Data listing
------------------------------------------------------------

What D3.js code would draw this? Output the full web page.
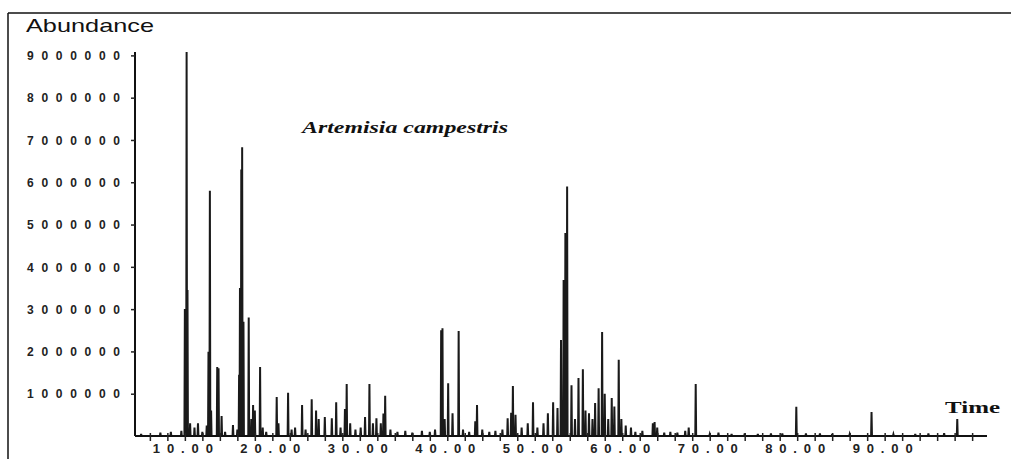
<!DOCTYPE html>
<html lang="en">
<head>
<meta charset="UTF-8">
<script src="https://d3js.org/d3.v7.min.js"></script>
<style>
    body { margin: 0; background: white; }
    svg { display: block; }
</style>
</head>
<body>
<div id="chart"></div>
<script>
    // retention times (min) and abundances
    var peakTimes = [5.0, 7.2, 8.4, 9.6, 10.0, 10.2, 10.3, 10.6, 11.1, 11.5, 12.0,
        12.5, 12.7, 12.86, 13.0, 13.7, 13.85, 14.2, 14.6, 15.5, 16.0, 16.2, 16.3, 16.45, 16.55, 16.7,
        17.3, 17.6, 17.8, 18.0, 18.6, 18.9, 19.3, 20.5, 20.7, 21.8, 22.2, 22.6, 23.4, 23.8,
        24.5, 25.0, 25.3, 26.0, 26.8, 27.3, 27.8, 28.3, 28.5, 28.9, 29.5, 30.1, 30.6, 31.1,
        31.5, 31.9, 32.4, 32.7, 32.9, 33.5, 34.3, 35.2, 36.0, 37.1, 38.0, 38.6, 39.3, 39.45,
        39.7, 40.1, 40.6, 41.3, 41.8, 42.5, 43.2, 43.4, 44.0, 44.8, 45.5, 46.3, 46.9, 47.3,
        47.5, 47.8, 48.5, 49.2, 49.8, 50.3, 51.0, 51.5, 52.1, 52.6, 53.0, 53.3, 53.5, 53.7,
        54.2, 54.6, 55.0, 55.5, 55.8, 56.2, 56.6, 56.9, 57.3, 57.7, 58.0, 58.4, 58.8, 59.1,
        59.6, 59.9, 60.4, 61.0, 61.5, 62.3, 63.5, 63.7, 64.0, 64.8, 65.5, 66.3, 67.2, 67.6,
        68.4, 70.0, 71.0, 72.5, 74.0, 75.5, 77.0, 78.3, 79.9, 81.0, 82.6, 84.0, 86.0, 88.5,
        91.0, 93.5, 95.0, 96.8, 98.3];
    var peakHeights = [50000, 80000, 100000, 120000, 3000000, 9080000, 3450000, 300000, 200000, 300000, 100000,
        250000, 1990000, 5800000, 600000, 1630000, 1600000, 470000, 100000, 260000, 150000, 1450000, 3500000, 6300000, 6830000, 2700000,
        2800000, 400000, 730000, 600000, 1630000, 200000, 100000, 920000, 300000, 1020000, 150000, 200000, 730000, 150000,
        870000, 600000, 400000, 450000, 420000, 800000, 200000, 640000, 1230000, 300000, 150000, 200000, 450000, 1230000,
        300000, 420000, 300000, 530000, 950000, 150000, 100000, 120000, 80000, 120000, 100000, 150000, 2500000, 2550000,
        400000, 1250000, 540000, 2480000, 150000, 100000, 350000, 730000, 150000, 100000, 120000, 150000, 420000, 550000,
        1180000, 500000, 200000, 300000, 800000, 200000, 300000, 540000, 800000, 660000, 2270000, 3690000, 4800000, 5900000,
        1200000, 400000, 1370000, 1580000, 600000, 540000, 400000, 780000, 1130000, 2460000, 1000000, 400000, 900000, 700000,
        1800000, 400000, 250000, 200000, 100000, 120000, 300000, 330000, 200000, 80000, 100000, 80000, 120000, 200000,
        1230000, 40000, 80000, 50000, 60000, 50000, 60000, 60000, 690000, 60000, 60000, 50000, 40000, 570000,
        40000, 50000, 60000, 70000, 400000];
    var yTickValues = [1000000, 2000000, 3000000, 4000000, 5000000, 6000000, 7000000, 8000000, 9000000];
    var xLabelValues = [10, 20, 30, 40, 50, 60, 70, 80, 90];
    var xMinorTicks = d3.range(6, 101, 2);

    var canvasWidth = 1012;
    var canvasHeight = 459;

    var svg = d3.select("#chart").append("svg")
        .attr("width", canvasWidth)
        .attr("height", canvasHeight);

    var xScale = d3.scaleLinear().domain([4.3, 101.7]).range([135, 987]);
    var yScale = d3.scaleLinear().domain([0, 9080000]).range([436, 52]);

    // frame (top and left edges only)
    svg.append("line").attr("x1", 8).attr("x2", 1011).attr("y1", 13).attr("y2", 13)
        .attr("stroke", "#111").attr("stroke-width", 1.5);
    svg.append("line").attr("x1", 8).attr("x2", 8).attr("y1", 13).attr("y2", 459)
        .attr("stroke", "#111").attr("stroke-width", 1.5);

    // chromatogram trace
    var pts = [];
    var order = d3.range(peakTimes.length).sort(function(a, b) { return peakTimes[a] - peakTimes[b]; });
    pts.push([4.3, 0]);
    order.forEach(function(i) {
        pts.push([peakTimes[i] - 0.05, 0]);
        pts.push([peakTimes[i], peakHeights[i]]);
        pts.push([peakTimes[i] + 0.05, 0]);
    });
    pts.push([101.7, 0]);

    var line = d3.line()
        .x(function(d) { return xScale(d[0]); })
        .y(function(d) { return yScale(d[1]); });

    svg.append("path")
        .datum(pts)
        .attr("d", line)
        .attr("fill", "none")
        .attr("stroke", "#1a1a1a")
        .attr("stroke-width", 2)
        .attr("stroke-linejoin", "miter");

    // y axis
    var yAxis = svg.append("g").attr("transform", "translate(135,0)")
        .call(d3.axisLeft(yScale).tickValues(yTickValues).tickSize(4).tickFormat(function(d) { return ""; }));
    yAxis.select(".domain").attr("stroke-width", 2).attr("stroke", "#111").attr("d", "M0,52V436");
    yAxis.selectAll(".tick line").attr("stroke-width", 1.5).attr("stroke", "#222");
    yAxis.selectAll(".tick").append("text")
        .attr("x", -15)
        .attr("dy", "0.35em")
        .attr("text-anchor", "end")
        .attr("fill", "#222")
        .attr("textLength", 93)
        .attr("lengthAdjust", "spacing")
        .style("font-family", "Liberation Sans, Arial, sans-serif")
        .style("font-weight", "bold")
        .style("font-size", "12px")
        .text(function(d) { return d3.format("d")(d); });

    // x axis
    var xAxis = svg.append("g").attr("transform", "translate(0,436)")
        .call(d3.axisBottom(xScale).tickValues(xMinorTicks).tickSize(5).tickFormat(""));
    xAxis.select(".domain").attr("stroke-width", 2).attr("stroke", "#111").attr("d", "M135,0H987");
    xAxis.selectAll(".tick line").attr("stroke-width", 1.5).attr("stroke", "#222").attr("y1", -3);

    svg.append("g").selectAll("text").data(xLabelValues).enter().append("text")
        .attr("x", function(d) { return xScale(d) - 2; })
        .attr("y", 453)
        .attr("text-anchor", "middle")
        .attr("fill", "#222")
        .attr("textLength", 60)
        .attr("lengthAdjust", "spacing")
        .style("font-family", "Liberation Sans, Arial, sans-serif")
        .style("font-weight", "bold")
        .style("font-size", "13px")
        .text(function(d) { return d3.format(".2f")(d); });

    // labels
    svg.append("text")
        .attr("x", 26).attr("y", 32)
        .attr("textLength", 128).attr("lengthAdjust", "spacingAndGlyphs")
        .style("font-family", "Liberation Sans, Arial, sans-serif")
        .style("font-size", "19px")
        .attr("fill", "#111")
        .text("Abundance");

    svg.append("text")
        .attr("x", 945).attr("y", 413)
        .attr("textLength", 55).attr("lengthAdjust", "spacingAndGlyphs")
        .style("font-family", "Liberation Serif, Times New Roman, serif")
        .style("font-weight", "bold")
        .style("font-size", "17px")
        .attr("fill", "#111")
        .text("Time");

    svg.append("text")
        .attr("x", 302).attr("y", 133)
        .attr("textLength", 206).attr("lengthAdjust", "spacingAndGlyphs")
        .style("font-family", "Liberation Serif, Times New Roman, serif")
        .style("font-weight", "bold")
        .style("font-style", "italic")
        .style("font-size", "16px")
        .attr("fill", "#111")
        .text("Artemisia campestris");
</script>
</body>
</html>
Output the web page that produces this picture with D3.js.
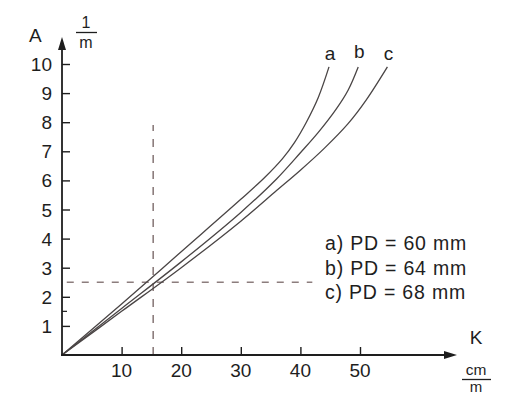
<!DOCTYPE html>
<html><head><meta charset="utf-8">
<script src="https://cdn.jsdelivr.net/npm/d3@7"></script>
<style>
html,body{margin:0;padding:0;background:#fff;}
svg{display:block;}
text{font-family:"Liberation Sans",Arial,Helvetica,sans-serif;fill:#1e1e1e;}
</style></head>
<body>
<svg id="chart" width="526" height="395"></svg>
<script>
// ---- data ----
const xTicks = [10, 20, 30, 40, 50];
const yTicks = [1, 2, 3, 4, 5, 6, 7, 8, 9, 10];
const yMinorTicks = [1.5];
const curveNames = ["a", "b", "c"];
const legendLabels = ["a) PD = 60 mm", "b) PD = 64 mm", "c) PD = 68 mm"];
const kA = [0, 10, 20, 30, 34, 37, 39, 41, 43, 44.8];
const aA = [0, 1.75, 3.55, 5.35, 6.1, 6.75, 7.3, 8.0, 8.85, 9.9];
const kB = [0, 10, 20, 30, 36, 40, 43, 46, 48, 49.7];
const aB = [0, 1.6, 3.2, 4.9, 6.05, 6.95, 7.65, 8.45, 9.1, 9.9];
const kC = [0, 10, 20, 30, 36, 40, 44, 48, 51, 54.6];
const aC = [0, 1.5, 3.0, 4.6, 5.65, 6.35, 7.1, 7.95, 8.75, 9.9];
const markK = 15.3, markA = 2.5, markTopA = 7.9, markRightK = 42;

// ---- scales ----
const x = d3.scaleLinear().domain([0, 50]).range([62, 360]);
const y = d3.scaleLinear().domain([0, 10]).range([355, 64]);
const svg = d3.select("#chart");
const ink = "#1e1e1e";

// dashed guide lines
svg.append("line").attr("x1", x(markK)).attr("x2", x(markK))
  .attr("y1", y(0)).attr("y2", y(markTopA))
  .attr("stroke", "#8c7d7d").attr("stroke-width", 1.6).attr("stroke-dasharray", "8,8");
svg.append("line").attr("x1", x(0.8)).attr("x2", x(markRightK))
  .attr("y1", y(markA)).attr("y2", y(markA))
  .attr("stroke", "#8c7d7d").attr("stroke-width", 1.6).attr("stroke-dasharray", "7,8");

// curves
const series = [[kA, aA], [kB, aB], [kC, aC]];
const line = d3.line().x(d => x(d[0])).y(d => y(d[1])).curve(d3.curveCatmullRom.alpha(0.5));
series.forEach(([ks, as], i) => {
  const pts = ks.map((k, j) => [k, as[j]]);
  svg.append("path").attr("d", line(pts)).attr("fill", "none")
    .attr("stroke", "#4a4545").attr("stroke-width", 1.3);
  const last = pts[pts.length - 1];
  svg.append("text").attr("x", x(last[0]) + 1).attr("y", y(last[1]) - 7 + (i === 1 ? -2 : 0))
    .attr("text-anchor", "middle").attr("font-size", 19).text(curveNames[i]);
});

// y axis
const yAxis = d3.axisRight(y).tickValues(yTicks).tickSize(8).tickFormat("");
const gy = svg.append("g").attr("transform", `translate(${x(0)},0)`).call(yAxis);
gy.select(".domain").remove();
gy.selectAll(".tick line").attr("stroke", ink).attr("stroke-width", 1.4);
svg.append("g").selectAll("line").data(yMinorTicks).join("line")
  .attr("x1", x(0)).attr("x2", x(0) + 5).attr("y1", d => y(d)).attr("y2", d => y(d))
  .attr("stroke", ink).attr("stroke-width", 1.2);
svg.append("g").selectAll("text").data(yTicks).join("text")
  .attr("x", 52).attr("y", d => y(d) + 7).attr("text-anchor", "end")
  .attr("font-size", 19).text(d => d);
svg.append("line").attr("x1", x(0)).attr("x2", x(0)).attr("y1", y(0) + 1).attr("y2", 46)
  .attr("stroke", ink).attr("stroke-width", 1.8);
svg.append("path").attr("d", `M${x(0)},37 L${x(0) - 4},50 L${x(0) + 4},50 Z`).attr("fill", ink);

// x axis
const xAxis = d3.axisTop(x).tickValues(xTicks).tickSize(8).tickFormat("");
const gx = svg.append("g").attr("transform", `translate(0,${y(0)})`).call(xAxis);
gx.select(".domain").remove();
gx.selectAll(".tick line").attr("stroke", ink).attr("stroke-width", 1.4);
svg.append("g").selectAll("text").data(xTicks).join("text")
  .attr("x", d => x(d)).attr("y", 377).attr("text-anchor", "middle")
  .attr("font-size", 19).text(d => d);
svg.append("line").attr("x1", x(0) - 1).attr("x2", 448).attr("y1", y(0)).attr("y2", y(0))
  .attr("stroke", ink).attr("stroke-width", 1.8);
svg.append("path").attr("d", `M457,${y(0)} L444,${y(0) - 4} L444,${y(0) + 4} Z`).attr("fill", ink);

// axis titles
svg.append("text").attr("x", 29).attr("y", 42).attr("font-size", 19).text("A");
svg.append("text").attr("x", 86).attr("y", 28).attr("text-anchor", "middle").attr("font-size", 16).text("1");
svg.append("line").attr("x1", 76).attr("x2", 97).attr("y1", 32.5).attr("y2", 32.5).attr("stroke", ink).attr("stroke-width", 1.3);
svg.append("text").attr("x", 86).attr("y", 48).attr("text-anchor", "middle").attr("font-size", 16).text("m");

svg.append("text").attr("x", 476).attr("y", 344).attr("text-anchor", "middle").attr("font-size", 19).text("K");
svg.append("text").attr("x", 476).attr("y", 374.5).attr("text-anchor", "middle").attr("font-size", 15.5).text("cm");
svg.append("line").attr("x1", 462).attr("x2", 491).attr("y1", 379.5).attr("y2", 379.5).attr("stroke", ink).attr("stroke-width", 1.3);
svg.append("text").attr("x", 476).attr("y", 391.5).attr("text-anchor", "middle").attr("font-size", 15).text("m");

// legend
svg.append("g").selectAll("text").data(legendLabels).join("text")
  .attr("x", 325).attr("y", (d, i) => 250 + i * 24.5)
  .attr("font-size", 19.5).attr("letter-spacing", 0.8).text(d => d);
</script>
</body></html>
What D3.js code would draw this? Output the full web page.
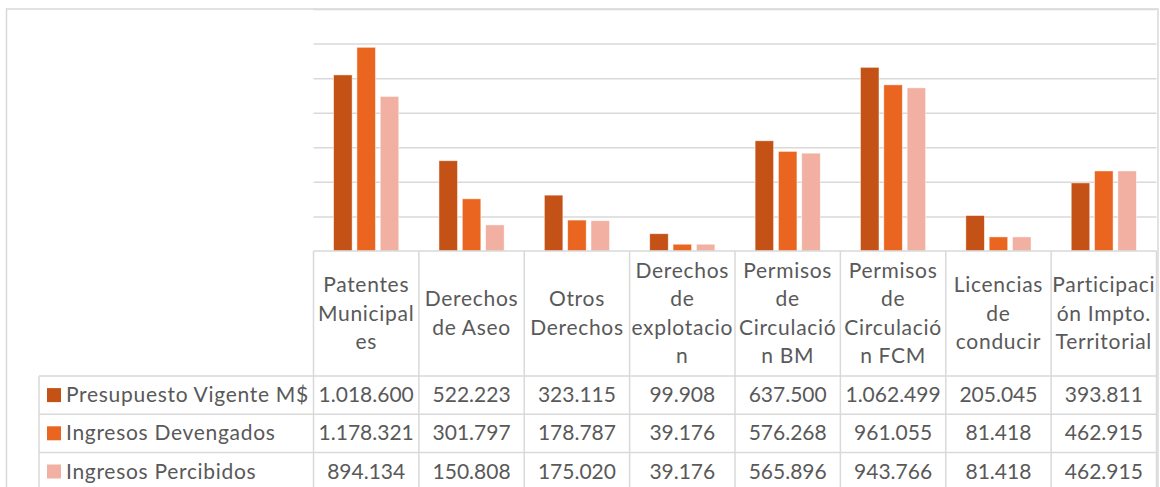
<!DOCTYPE html>
<html>
<head>
<meta charset="utf-8">
<script src="https://cdn.jsdelivr.net/npm/d3@7/dist/d3.min.js"></script>
<style>
  html, body { margin: 0; padding: 0; background: #fff; }
  svg { display: block; font-family: Lato, "Noto Sans", sans-serif; }
</style>
</head>
<body>
<svg id="chart" width="1160" height="487"></svg>
<script>
// ---------- data ----------
const categories = [
  "Patentes Municipales", "Derechos de Aseo", "Otros Derechos", "Derechos de explotacion",
  "Permisos de Circulación BM", "Permisos de Circulación FCM", "Licencias de conducir",
  "Participación Impto. Territorial"
];
const categoryLines = [
  ["Patentes", "Municipal", "es"],
  ["Derechos", "de Aseo"],
  ["Otros", "Derechos"],
  ["Derechos", "de", "explotacio", "n"],
  ["Permisos", "de", "Circulació", "n BM"],
  ["Permisos", "de", "Circulació", "n FCM"],
  ["Licencias", "de", "conducir"],
  ["Participaci", "ón Impto.", "Territorial"]
];
const seriesNames = ["Presupuesto Vigente M$", "Ingresos Devengados", "Ingresos Percibidos"];
const presupuestoVigente = [1018600, 522223, 323115, 99908, 637500, 1062499, 205045, 393811];
const ingresosDevengados = [1178321, 301797, 178787, 39176, 576268, 961055, 81418, 462915];
const ingresosPercibidos = [894134, 150808, 175020, 39176, 565896, 943766, 81418, 462915];
const yTicks = [0, 200000, 400000, 600000, 800000, 1000000, 1200000, 1400000];
const seriesColors = ["#C45216", "#EA651F", "#F1B0A1"];

const seriesValues = [presupuestoVigente, ingresosDevengados, ingresosPercibidos];

// ---------- layout ----------
const svg = d3.select("#chart");
const gridColor = "#d9d9d9";
const textColor = "#595959";
const fontSize = 21;
const labelSpacing = 0.7;
const plotLeft = 313.5, plotRight = 1156.5;
const baseY = 251, topY = 9;
const headerBottom = 376;
const rowH = 38.2;
const legendLeft = 39;

const x = d3.scaleBand().domain(categories).range([plotLeft, plotRight]).paddingInner(0).paddingOuter(0);
const xs = d3.scaleBand().domain(seriesNames).range([0, x.bandwidth()]).paddingInner(0.207).paddingOuter(0.862);
const y = d3.scaleLinear().domain([0, 1400000]).range([baseY, topY]);

const fmt = d3.formatLocale({ decimal: ",", thousands: ".", grouping: [3], currency: ["$", ""] }).format(",d");

// chart outer border
svg.append("rect")
  .attr("x", 6.5).attr("y", 9).attr("width", 1151.5).attr("height", 500)
  .attr("fill", "none").attr("stroke", gridColor).attr("stroke-width", 1.5);

// gridlines via axis
const yAxis = d3.axisLeft(y).tickValues(yTicks.slice(1)).tickSize(-(plotRight - plotLeft)).tickFormat("");
const gAxis = svg.append("g").attr("transform", `translate(${plotLeft},0)`).call(yAxis);
gAxis.select(".domain").remove();
gAxis.selectAll(".tick line").attr("stroke", gridColor).attr("stroke-width", 1.5);

// bars
const barData = [];
categories.forEach((c, i) => {
  seriesNames.forEach((s, j) => barData.push({ cat: c, ser: s, val: seriesValues[j][i], j }));
});
svg.append("g").selectAll("rect").data(barData).join("rect")
  .attr("x", d => x(d.cat) + xs(d.ser))
  .attr("y", d => y(d.val))
  .attr("width", xs.bandwidth())
  .attr("height", d => baseY - y(d.val))
  .attr("fill", d => seriesColors[d.j])
  .attr("stroke", "#ffffff").attr("stroke-opacity", 0.6).attr("stroke-width", 0.75);

// ---------- data table ----------
const tbl = svg.append("g");
const rowTops = seriesNames.map((s, i) => headerBottom + i * rowH);
tbl.append("line").attr("x1", plotLeft).attr("x2", plotRight).attr("y1", baseY).attr("y2", baseY)
  .attr("stroke", gridColor).attr("stroke-width", 1.5);
[headerBottom, ...rowTops.map(t => t + rowH)].forEach(yy => {
  tbl.append("line").attr("x1", legendLeft).attr("x2", plotRight).attr("y1", yy).attr("y2", yy)
    .attr("stroke", gridColor).attr("stroke-width", 1.5);
});
d3.range(categories.length + 1).forEach(i => {
  const xx = plotLeft + i * x.step();
  tbl.append("line").attr("x1", xx).attr("x2", xx).attr("y1", baseY).attr("y2", 490)
    .attr("stroke", gridColor).attr("stroke-width", 1.5);
});
tbl.append("line").attr("x1", legendLeft).attr("x2", legendLeft).attr("y1", headerBottom).attr("y2", 490)
  .attr("stroke", gridColor).attr("stroke-width", 1.5);

// header labels
const pitch = 28.5;
const headerCenter = (baseY + headerBottom) / 2;
categories.forEach((c, i) => {
  const lines = categoryLines[i];
  const cx = x(c) + x.bandwidth() / 2;
  const first = headerCenter - (lines.length - 1) / 2 * pitch + 7;
  const t = tbl.append("text").attr("text-anchor", "middle").attr("fill", textColor)
    .attr("font-size", fontSize).attr("letter-spacing", labelSpacing);
  lines.forEach((ln, k) => {
    t.append("tspan").attr("x", cx).attr("y", first + k * pitch).text(ln);
  });
});

// rows
seriesNames.forEach((s, j) => {
  const cy = rowTops[j] + rowH / 2;
  tbl.append("rect").attr("x", 47).attr("y", cy - 7).attr("width", 14).attr("height", 14)
    .attr("fill", seriesColors[j]);
  tbl.append("text").attr("x", 66).attr("y", cy + 7).attr("fill", textColor)
    .attr("font-size", fontSize).attr("letter-spacing", labelSpacing).text(s);
  categories.forEach((c, i) => {
    tbl.append("text").attr("x", x(c) + x.bandwidth() / 2).attr("y", cy + 7)
      .attr("text-anchor", "middle").attr("fill", textColor).attr("font-size", fontSize)
      .text(fmt(seriesValues[j][i]));
  });
});
</script>
</body>
</html>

------------------------------------------------------------

Exercise prompt
Transcribe, leaving out pictures, each line from the one containing "Output the web" through the one containing "const markK = 15.3, markA".

Complete response
Output the web page that produces this picture with D3.js.
<!DOCTYPE html>
<html><head><meta charset="utf-8">
<script src="https://cdn.jsdelivr.net/npm/d3@7"></script>
<style>
html,body{margin:0;padding:0;background:#fff;}
svg{display:block;}
text{font-family:"Liberation Sans",Arial,Helvetica,sans-serif;fill:#1e1e1e;}
</style></head>
<body>
<svg id="chart" width="526" height="395"></svg>
<script>
// ---- data ----
const xTicks = [10, 20, 30, 40, 50];
const yTicks = [1, 2, 3, 4, 5, 6, 7, 8, 9, 10];
const yMinorTicks = [1.5];
const curveNames = ["a", "b", "c"];
const legendLabels = ["a) PD = 60 mm", "b) PD = 64 mm", "c) PD = 68 mm"];
const kA = [0, 10, 20, 30, 34, 37, 39, 41, 43, 44.8];
const aA = [0, 1.75, 3.55, 5.35, 6.1, 6.75, 7.3, 8.0, 8.85, 9.9];
const kB = [0, 10, 20, 30, 36, 40, 43, 46, 48, 49.7];
const aB = [0, 1.6, 3.2, 4.9, 6.05, 6.95, 7.65, 8.45, 9.1, 9.9];
const kC = [0, 10, 20, 30, 36, 40, 44, 48, 51, 54.6];
const aC = [0, 1.5, 3.0, 4.6, 5.65, 6.35, 7.1, 7.95, 8.75, 9.9];
const markK = 15.3, markA = 2.5, markTopA = 7.9, markRightK = 42;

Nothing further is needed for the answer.